Exercise brief = Only the lines from the start of the data through the line with "(title) at (108.5,13)" belong in the copy. Restate them word for word, minus the pictures.

Material provided =
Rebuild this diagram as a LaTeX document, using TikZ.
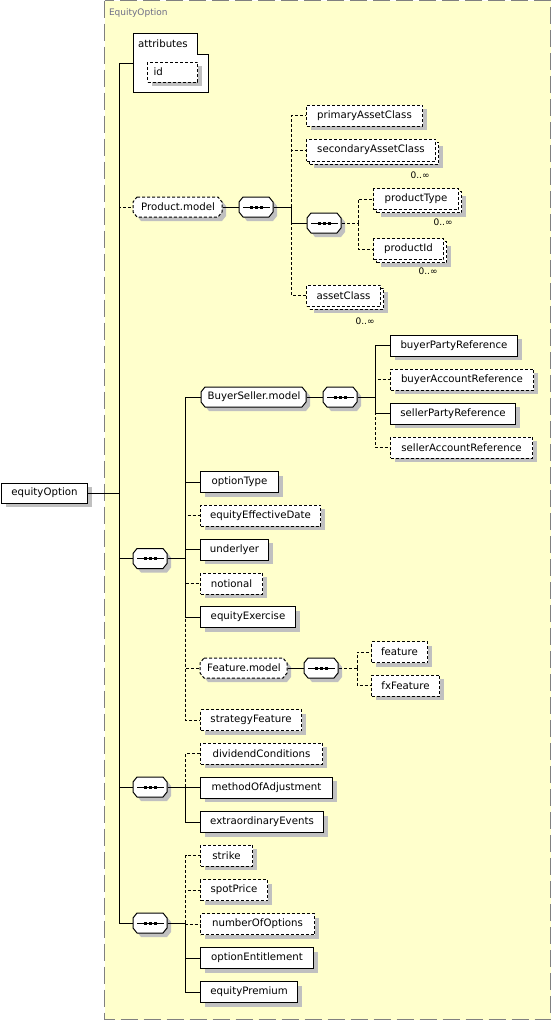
\documentclass[tikz,border=0pt]{standalone}
\usepackage{fontspec}
\setmainfont{DejaVu Sans}
\usetikzlibrary{shadows}
\definecolor{boxyellow}{RGB}{255,255,204}
\definecolor{boxgray}{RGB}{128,128,128}
\definecolor{shadowgray}{RGB}{192,192,192}
\definecolor{lblgray}{RGB}{110,110,135}
% octagon (model group / compositor): name, left x, centre y, width, extra path options, text
\newcommand{\octbox}[6]{%
  \path[octshape,#5] (#2+4,#3-10) -- (#2+#4-4,#3-10) -- (#2+#4,#3-5) -- (#2+#4,#3+5)
     -- (#2+#4-4,#3+10) -- (#2+4,#3+10) -- (#2,#3+5) -- (#2,#3-5) -- cycle;
  \node[octlabel, minimum width=#4pt] (#1) at (#2,#3) {#6};
}
% sequence compositor: name, left x, centre y
\newcommand{\seqbox}[3]{%
  \octbox{#1}{#2}{#3}{34}{}{}
  \draw[seqline] ([xshift=4pt]#1.west) -- ([xshift=-4pt]#1.east);
  \foreach \d in {-5,0,5} \fill[black] ([xshift=\d pt]#1.center) +(-1.5pt,-1.5pt) rectangle +(1.5pt,1.5pt);
}
\begin{document}
\begin{tikzpicture}[x=1pt,y=-1pt, line width=1pt,
  every node/.style={font=\fontsize{10.2}{12}\selectfont, text=black},
  dsh/.style={dash pattern=on 3pt off 2pt},
  shd/.style={general shadow={fill=shadowgray, shadow xshift=4pt, shadow yshift=-4pt}},
  multi/.style={general shadow={fill=shadowgray, shadow xshift=7pt, shadow yshift=-7pt},
                general shadow={fill=white, draw=black, dash pattern=on 3pt off 2pt, shadow xshift=3pt, shadow yshift=-3pt}},
  box/.style={draw, fill=white, rectangle, minimum height=21pt, inner xsep=1pt, inner ysep=0pt, anchor=west},
  req/.style={box, shd},
  opt/.style={box, dsh, shd},
  optm/.style={box, dsh, multi},
  octshape/.style={draw, fill=white, shd},
  octlabel/.style={rectangle, minimum height=20pt, inner sep=0pt, anchor=west},
  seqline/.style={line width=1pt},
  card/.style={anchor=east, inner sep=0pt, font=\fontsize{9}{10}\selectfont}
]
\useasboundingbox (0,0) rectangle (551,1020);
% container
\draw[draw=boxgray, fill=boxyellow, dash pattern=on 17pt off 6pt] (104.5,0.5) rectangle (550.5,1019.5);
\node[anchor=west, inner sep=0pt, text=lblgray, font=\fontsize{9}{10}\selectfont] (title) at (108.5,13) {EquityOption};

% attributes
\node[minimum width=75pt, minimum height=59pt, anchor=north west, inner sep=0pt] (attr) at (133,33) {};
\draw[fill=white] (133,33) -- (197,33) -- (197,54) -- (208,54) -- (208,92) -- (133,92) -- cycle;
\node[anchor=west, inner sep=0pt] (attrlbl) at (137.5,43.5) {attributes};
\node[opt, minimum width=50pt, minimum height=20pt, text width=38pt, inner xsep=6pt, align=left] (id) at (147,72) {id};

% root
\node[req, minimum width=86pt, minimum height=20pt] (root) at (1,493) {equityOption};
\coordinate (J0) at (119,493);

% Product.model
\octbox{prodm}{133}{207}{89}{dsh}{Product.model}
\seqbox{seqA}{239}{207}
\coordinate (JA) at (291.5,207);
\node[opt, minimum width=116pt] (pac) at (306,115.5) {primaryAssetClass};
\node[optm, minimum width=129pt, minimum height=22pt] (sac) at (306,150) {secondaryAssetClass};
\node[card] (sacN) at (430,175) {0..∞};
\seqbox{seqB}{307}{223}
\coordinate (JB) at (358,223);
\node[optm, minimum width=85pt] (ptype) at (373,199) {productType};
\node[card] (ptypeN) at (453,222.5) {0..∞};
\node[optm, minimum width=70pt] (pid) at (373,249) {productId};
\node[card] (pidN) at (438,271) {0..∞};
\node[optm, minimum width=74pt] (ac) at (306,295.5) {assetClass};
\node[card] (acN) at (375,321) {0..∞};

% main sequence 1
\seqbox{seqM1}{133}{558.5}
\coordinate (JM) at (185.5,558.5);
\octbox{bsm}{201}{397}{105}{}{BuyerSeller.model}
\seqbox{seqC}{323}{397}
\coordinate (JC) at (375,397);
\node[req, minimum width=127pt] (bpr) at (390,345.5) {buyerPartyReference};
\node[opt, minimum width=143pt] (bar) at (390,379.5) {buyerAccountReference};
\node[req, minimum width=125pt] (spr) at (390,413.5) {sellerPartyReference};
\node[opt, minimum width=142pt] (sar) at (390,447.5) {sellerAccountReference};

\node[req, minimum width=78pt] (otype) at (200,482) {optionType};
\node[opt, minimum width=120pt] (eed) at (200,515.5) {equityEffectiveDate};
\node[req, minimum width=68pt] (und) at (200,549.5) {underlyer};
\node[opt, minimum width=62pt] (notl) at (200,583.5) {notional};
\node[req, minimum width=95pt] (eex) at (200,617) {equityExercise};
\octbox{featm}{200}{668}{87}{dsh}{Feature.model}
\seqbox{seqD}{304}{668}
\coordinate (JD) at (357,668);
\node[opt, minimum width=56pt] (feat) at (371,652) {feature};
\node[opt, minimum width=68pt] (fxf) at (371,685.5) {fxFeature};
\node[opt, minimum width=101pt] (stf) at (200,720) {strategyFeature};

% main sequence 2
\seqbox{seqM2}{133}{787}
\coordinate (JM2) at (185.5,787);
\node[opt, minimum width=122pt] (divc) at (200,753.5) {dividendConditions};
\node[req, minimum width=132pt] (moa) at (200,787.5) {methodOfAdjustment};
\node[req, minimum width=123pt] (exev) at (200,822) {extraordinaryEvents};

% main sequence 3
\seqbox{seqM3}{133}{923}
\coordinate (JM3) at (185.5,923);
\node[opt, minimum width=52pt] (strk) at (200,855.5) {strike};
\node[opt, minimum width=67pt] (spot) at (200,890) {spotPrice};
\node[opt, minimum width=114pt] (noo) at (200,924) {numberOfOptions};
\node[req, minimum width=113pt] (oent) at (200,958) {optionEntitlement};
\node[req, minimum width=97pt] (eprem) at (200,992) {equityPremium};

% connectors
\draw (root.east) -- (J0);
\draw[dsh] (J0) |- (prodm.west);
\draw (J0) |- (attr.west);
\draw (J0) |- (seqM1.west);
\draw (J0) |- (seqM2.west);
\draw (J0) |- (seqM3.west);

\draw (prodm.east) -- (seqA.west);
\draw (seqA.east) -- (JA);
\draw[dsh] (JA) |- (pac.west);
\draw[dsh] (JA) |- (sac.west);
\draw (JA) |- (seqB.west);
\draw[dsh] (JA) |- (ac.west);
\draw[dsh] (seqB.east) -- (JB);
\draw[dsh] (JB) |- (ptype.west);
\draw[dsh] (JB) |- (pid.west);

\draw (seqM1.east) -- (JM);
\draw (JM) |- (bsm.west);
\draw (JM) |- (otype.west);
\draw[dsh] (JM) |- (eed.west);
\draw (JM) |- (und.west);
\draw[dsh] (JM) |- (notl.west);
\draw (JM) |- (eex.west);
\draw[dsh] (JM) |- (featm.west);
\draw[dsh] (JM) |- (stf.west);
\draw (bsm.east) -- (seqC.west);
\draw (seqC.east) -- (JC);
\draw (JC) |- (bpr.west);
\draw[dsh] (JC) |- (bar.west);
\draw (JC) |- (spr.west);
\draw[dsh] (JC) |- (sar.west);
\draw (featm.east) -- (seqD.west);
\draw[dsh] (seqD.east) -- (JD);
\draw[dsh] (JD) |- (feat.west);
\draw[dsh] (JD) |- (fxf.west);

\draw (seqM2.east) -- (JM2);
\draw[dsh] (JM2) |- (divc.west);
\draw (JM2) |- (moa.west);
\draw (JM2) |- (exev.west);

\draw (seqM3.east) -- (JM3);
\draw[dsh] (JM3) |- (strk.west);
\draw[dsh] (JM3) |- (spot.west);
\draw[dsh] (JM3) |- (noo.west);
\draw (JM3) |- (oent.west);
\draw (JM3) |- (eprem.west);
\end{tikzpicture}
\end{document}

Finished answer =
Rebuild this diagram as a LaTeX document, using TikZ.
\documentclass[tikz,border=0pt]{standalone}
\usepackage{fontspec}
\setmainfont{DejaVu Sans}
\usetikzlibrary{shadows}
\definecolor{boxyellow}{RGB}{255,255,204}
\definecolor{boxgray}{RGB}{128,128,128}
\definecolor{shadowgray}{RGB}{192,192,192}
\definecolor{lblgray}{RGB}{110,110,135}
% octagon (model group / compositor): name, left x, centre y, width, extra path options, text
\newcommand{\octbox}[6]{%
  \path[octshape,#5] (#2+4,#3-10) -- (#2+#4-4,#3-10) -- (#2+#4,#3-5) -- (#2+#4,#3+5)
     -- (#2+#4-4,#3+10) -- (#2+4,#3+10) -- (#2,#3+5) -- (#2,#3-5) -- cycle;
  \node[octlabel, minimum width=#4pt] (#1) at (#2,#3) {#6};
}
% sequence compositor: name, left x, centre y
\newcommand{\seqbox}[3]{%
  \octbox{#1}{#2}{#3}{34}{}{}
  \draw[seqline] ([xshift=4pt]#1.west) -- ([xshift=-4pt]#1.east);
  \foreach \d in {-5,0,5} \fill[black] ([xshift=\d pt]#1.center) +(-1.5pt,-1.5pt) rectangle +(1.5pt,1.5pt);
}
\begin{document}
\begin{tikzpicture}[x=1pt,y=-1pt, line width=1pt,
  every node/.style={font=\fontsize{10.2}{12}\selectfont, text=black},
  dsh/.style={dash pattern=on 3pt off 2pt},
  shd/.style={general shadow={fill=shadowgray, shadow xshift=4pt, shadow yshift=-4pt}},
  multi/.style={general shadow={fill=shadowgray, shadow xshift=7pt, shadow yshift=-7pt},
                general shadow={fill=white, draw=black, dash pattern=on 3pt off 2pt, shadow xshift=3pt, shadow yshift=-3pt}},
  box/.style={draw, fill=white, rectangle, minimum height=21pt, inner xsep=1pt, inner ysep=0pt, anchor=west},
  req/.style={box, shd},
  opt/.style={box, dsh, shd},
  optm/.style={box, dsh, multi},
  octshape/.style={draw, fill=white, shd},
  octlabel/.style={rectangle, minimum height=20pt, inner sep=0pt, anchor=west},
  seqline/.style={line width=1pt},
  card/.style={anchor=east, inner sep=0pt, font=\fontsize{9}{10}\selectfont}
]
\useasboundingbox (0,0) rectangle (551,1020);
% container
\draw[draw=boxgray, fill=boxyellow, dash pattern=on 17pt off 6pt] (104.5,0.5) rectangle (550.5,1019.5);
\node[anchor=west, inner sep=0pt, text=lblgray, font=\fontsize{9}{10}\selectfont] (title) at (108.5,13) {EquityOption};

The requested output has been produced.